Emissions Trading - Definition
Within the context of greenhouse management ‘emissions trading’ refers to the trading of permits which allow emissions of set amounts of greenhouse gases.
How emissions trading works
The most common emissions’ trading system is based on the ‘cap and trade’ principle. This requires a cap being placed on the total amount of allowable emissions, the distribution of this total between polluters, and the creation of a marketplace where owners of the permits can trade with each other.
From an economic perspective, ‘cap and trade’ is considered to be an efficient system, as polluters who take steps to reduce their emissions are able to sell ‘spare’ emissions permits to polluters who produce more emissions than their initial permit allocation allows. Importantly the environmental outcome is not affected as the total amount of allowances allocated is fixed.
Emissions Trading Schemes in Operation:
EU Emissions Trading Scheme
The EU Emissions Trading Scheme (EU ETS) is the largest multinational emissions trading scheme in the world and was the first to be introduced, in 2005.
The scheme is a core part of the EU’s strategy to reduce greenhouse gas emissions. It covers the most heavily polluting industries in Europe, including the power sector and energy-intensive industrial sectors and accounts for approximately 45% of European emissions.

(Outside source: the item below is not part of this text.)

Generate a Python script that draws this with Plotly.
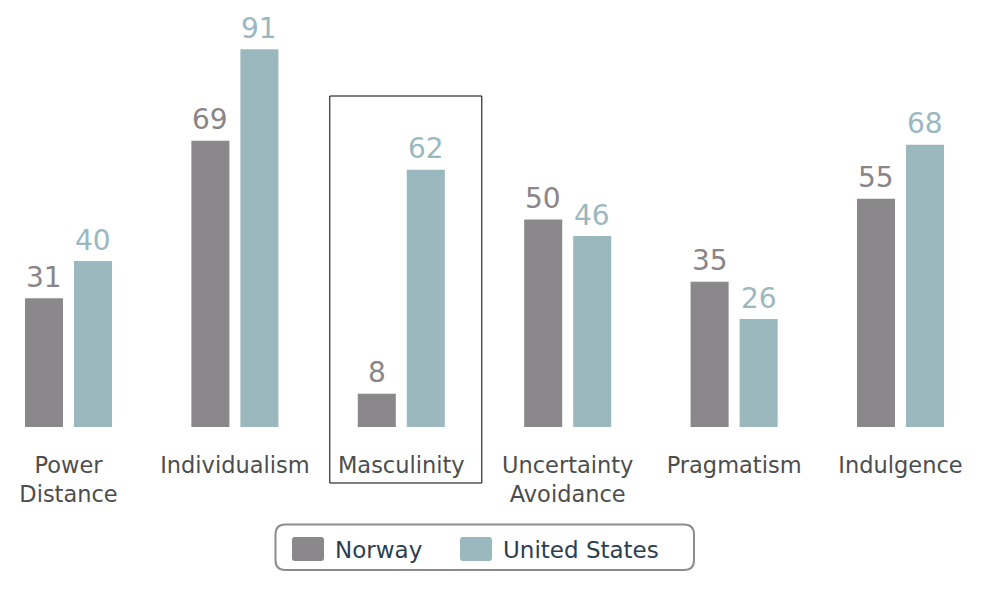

Each European member state is required to set an emission cap for all installations covered by the Scheme. Installations are allocated allowances for a particular commitment period. The number of allowances allocated to each installation for any given period is set down in the country’s National Allocation Plan.
Phase I of the Scheme began on 1 January 2005 and runs until 31 December 2007. This phase has been heavily criticised as excessive permits were issued meaning participating companies had little incentives to reduce their greenhouse gas emissions.
Phase II will run from 2008-2012 to coincide with the first Kyoto Protocol commitment period.